-------- Material supplied --------

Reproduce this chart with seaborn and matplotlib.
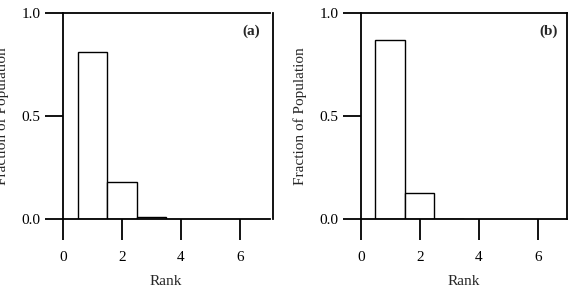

--------
-------- Material supplied --------

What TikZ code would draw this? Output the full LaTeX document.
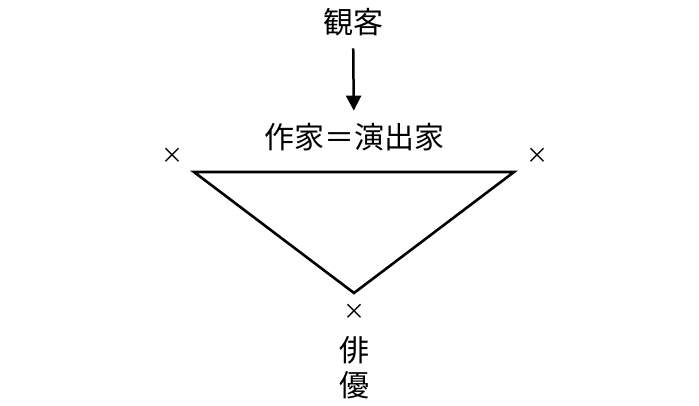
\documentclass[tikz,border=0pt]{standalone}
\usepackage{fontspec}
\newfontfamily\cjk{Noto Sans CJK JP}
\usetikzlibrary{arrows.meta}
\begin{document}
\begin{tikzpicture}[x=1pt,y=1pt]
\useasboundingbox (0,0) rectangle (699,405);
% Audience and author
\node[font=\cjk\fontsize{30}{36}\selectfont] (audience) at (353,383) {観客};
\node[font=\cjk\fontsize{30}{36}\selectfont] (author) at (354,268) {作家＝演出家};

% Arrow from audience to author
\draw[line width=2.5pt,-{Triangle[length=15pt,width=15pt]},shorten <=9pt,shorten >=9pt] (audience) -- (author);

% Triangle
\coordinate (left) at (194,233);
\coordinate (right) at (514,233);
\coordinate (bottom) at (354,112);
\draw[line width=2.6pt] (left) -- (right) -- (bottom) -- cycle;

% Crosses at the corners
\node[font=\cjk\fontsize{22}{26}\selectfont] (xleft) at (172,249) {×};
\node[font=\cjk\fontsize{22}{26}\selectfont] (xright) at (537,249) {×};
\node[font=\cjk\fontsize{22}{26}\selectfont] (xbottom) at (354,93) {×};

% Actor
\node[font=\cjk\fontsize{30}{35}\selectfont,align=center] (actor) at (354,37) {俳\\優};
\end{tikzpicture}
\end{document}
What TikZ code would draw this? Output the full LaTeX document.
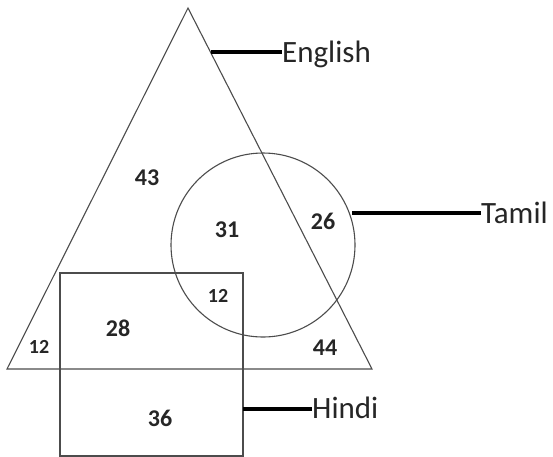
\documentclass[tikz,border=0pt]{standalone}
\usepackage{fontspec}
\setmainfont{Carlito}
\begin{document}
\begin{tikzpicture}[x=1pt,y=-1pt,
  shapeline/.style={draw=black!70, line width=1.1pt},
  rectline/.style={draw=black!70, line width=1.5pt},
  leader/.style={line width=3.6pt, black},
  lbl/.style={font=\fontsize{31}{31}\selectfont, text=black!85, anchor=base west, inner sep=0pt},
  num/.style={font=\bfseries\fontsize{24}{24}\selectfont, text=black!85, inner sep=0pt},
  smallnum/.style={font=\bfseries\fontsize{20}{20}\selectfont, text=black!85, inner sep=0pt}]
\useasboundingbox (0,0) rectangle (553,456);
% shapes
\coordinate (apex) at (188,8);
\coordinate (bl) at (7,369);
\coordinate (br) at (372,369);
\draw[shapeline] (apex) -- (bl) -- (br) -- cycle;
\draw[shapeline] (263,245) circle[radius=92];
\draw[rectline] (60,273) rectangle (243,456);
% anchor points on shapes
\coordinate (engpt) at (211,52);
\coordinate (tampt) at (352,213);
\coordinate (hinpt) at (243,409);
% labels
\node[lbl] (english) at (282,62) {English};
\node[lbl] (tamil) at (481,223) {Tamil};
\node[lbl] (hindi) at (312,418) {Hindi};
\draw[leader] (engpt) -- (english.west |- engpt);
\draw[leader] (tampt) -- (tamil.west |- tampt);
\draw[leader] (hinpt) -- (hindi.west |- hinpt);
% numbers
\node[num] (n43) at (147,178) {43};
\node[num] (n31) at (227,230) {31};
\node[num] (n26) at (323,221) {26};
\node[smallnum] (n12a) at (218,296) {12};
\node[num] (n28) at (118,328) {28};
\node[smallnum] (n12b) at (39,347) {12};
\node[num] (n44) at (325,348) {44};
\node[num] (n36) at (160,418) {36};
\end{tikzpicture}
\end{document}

--------

Job.
Say how many lines in the entries contain the string "draw", and leave out everything else.

Written answer.
12